1Department of Earth and Planetary Sciences, Harvard University, Cambridge, MA, USA
2School of Engineering and Applied Sciences, Harvard University, Cambridge, MA, USA
3Harvard Smithsonian Center for Astrophysics, Cambridge, MA, USA
4Lamont-Doherty Earth Observatory, Columbia University, Palisades, NY, USA
5Atmospheric and Ocean Sciences, Princeton University, Princeton, New Jersey, USA
*now at: Harvard Smithsonian Center for Astrophysics, Cambridge, MA, USA
Abstract. High-ozone events, approaching or exceeding the National Ambient Air Quality Standard (NAAQS), are frequently observed in the US Intermountain West in association with subsiding background influence.
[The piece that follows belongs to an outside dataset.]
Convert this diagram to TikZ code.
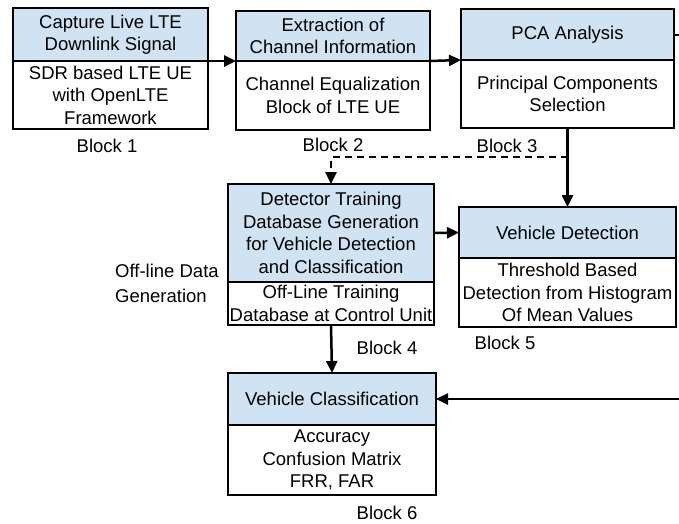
\documentclass[tikz,border=0pt]{standalone}
\usepackage{fontspec}
\setmainfont{Liberation Sans}
\usetikzlibrary{arrows.meta}
\definecolor{hdrblue}{RGB}{207,227,242}
\begin{document}
\begin{tikzpicture}[x=1pt,y=-1pt,
  box/.style={draw,line width=2.5pt,inner sep=0pt,outer sep=0pt,align=center,
    font=\fontsize{18.5}{22.5}\selectfont},
  hdr/.style={box,fill=hdrblue},
  body/.style={box,fill=white},
  lbl/.style={font=\fontsize{18.5}{22.5}\selectfont,inner sep=0pt},
  arr/.style={line width=2.5pt,-{Triangle[length=12pt,width=11pt]}}]
\useasboundingbox (0,0) rectangle (679,523);
\fill[white] (0,0) rectangle (679,523);
% Block 1
\node[hdr,minimum width=195pt,minimum height=53pt] (b1top) at (110.5,34.5) {Capture Live LTE\\Downlink Signal};
\node[body,minimum width=195pt,minimum height=68pt] (b1bot) at (110.5,95) {SDR based LTE UE\\with OpenLTE\\Framework};
\node[lbl] (l1) at (107,146) {Block 1};
% Block 2
\node[hdr,minimum width=194pt,minimum height=50pt] (b2top) at (333,36) {Extraction of\\Channel Information};
\node[body,minimum width=194pt,minimum height=69pt] (b2bot) at (333,95.5) {Channel Equalization\\Block of LTE UE};
\node[lbl] (l2) at (333,145) {Block 2};
% Block 3
\node[hdr,minimum width=213pt,minimum height=51pt] (b3top) at (567.5,34.5) {PCA Analysis};
\node[body,minimum width=213pt,minimum height=68pt] (b3bot) at (567.5,94) {Principal Components\\Selection};
\node[lbl] (l3) at (507,146) {Block 3};
% Block 4
\node[hdr,minimum width=206pt,minimum height=98pt] (b4top) at (331,233) {Detector Training\\Database Generation\\for Vehicle Detection\\and Classification};
\node[body,minimum width=206pt,minimum height=43pt] (b4bot) at (331,303.5) {Off-Line Training\\Database at Control Unit};
\node[lbl] (l4) at (387,348) {Block 4};
\node[lbl,align=left,anchor=west,font=\fontsize{18.5}{25}\selectfont] (off) at (115,283) {Off-line Data\\Generation};
% Block 5
\node[hdr,minimum width=217pt,minimum height=51pt] (b5top) at (567.5,232.5) {Vehicle Detection};
\node[body,minimum width=217pt,minimum height=69pt] (b5bot) at (567.5,292.5) {Threshold Based\\Detection from Histogram\\Of Mean Values};
\node[lbl] (l5) at (505,343) {Block 5};
% Block 6
\node[hdr,minimum width=208pt,minimum height=52pt] (b6top) at (332,399) {Vehicle Classification};
\node[body,minimum width=208pt,minimum height=70pt] (b6bot) at (332,460) {Accuracy\\Confusion Matrix\\FRR, FAR};
\node[lbl] (l6) at (387,513) {Block 6};
% connectors
\coordinate (r3) at (679,34.5);
\coordinate (r6) at (679,399);
\coordinate (d) at (567.5,157);
\draw[arr] (b1top.south east) -- (b2top.south west);
\draw[arr] (b2top.south east) -- (b3top.south west);
\draw[line width=2pt] (b3top.east) -- (r3);
\draw[arr] (b3bot.south) -- (b5top.north);
\draw[arr,dash pattern=on 7pt off 5pt] (d) -| (b4top.north);
\draw[arr] (b4top.east) -- (b5top.west);
\draw[arr] (b4bot.south) -- (b6top.north);
\draw[arr] (r6) -- (b6top.east);
\end{tikzpicture}
\end{document}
Monitoring and attribution of these events is problematic because of the sparsity of the surface network and lack of vertical information. We present an Observing System Simulation Experiment (OSSE) to evaluate the ability of the future geostationary satellite instrument Tropospheric Emissions: Monitoring of Pollution (TEMPO), scheduled for launch in 2018–2019, to monitor and attribute high-ozone events in the Intermountain West through data assimilation. TEMPO will observe ozone in the ultraviolet (UV) and visible (Vis) for sensitivity in the lower troposphere. Our OSSE uses ozone data from the GFDL AM3 chemistry-climate model (CCM) as the "true" atmosphere and samples it for April–June 2010 with the current surface network (CASTNet sites), TEMPO, and a low Earth orbit (LEO) IR satellite instrument. The synthetic data are then assimilated into the GEOS-Chem chemical transport model (CTM) using a Kalman filter. Error correlation length scales (500 km in horizontal, 1.7 km in vertical) extend the range of influence of observations. We show that assimilation of surface data alone does not adequately detect high-ozone events in the Intermountain West. Assimilation of TEMPO data greatly improves the monitoring capability, with little information added from the LEO instrument. The vertical information from TEMPO further enables the attribution of NAAQS exceedances to background ozone and this is illustrated with the case of a stratospheric intrusion.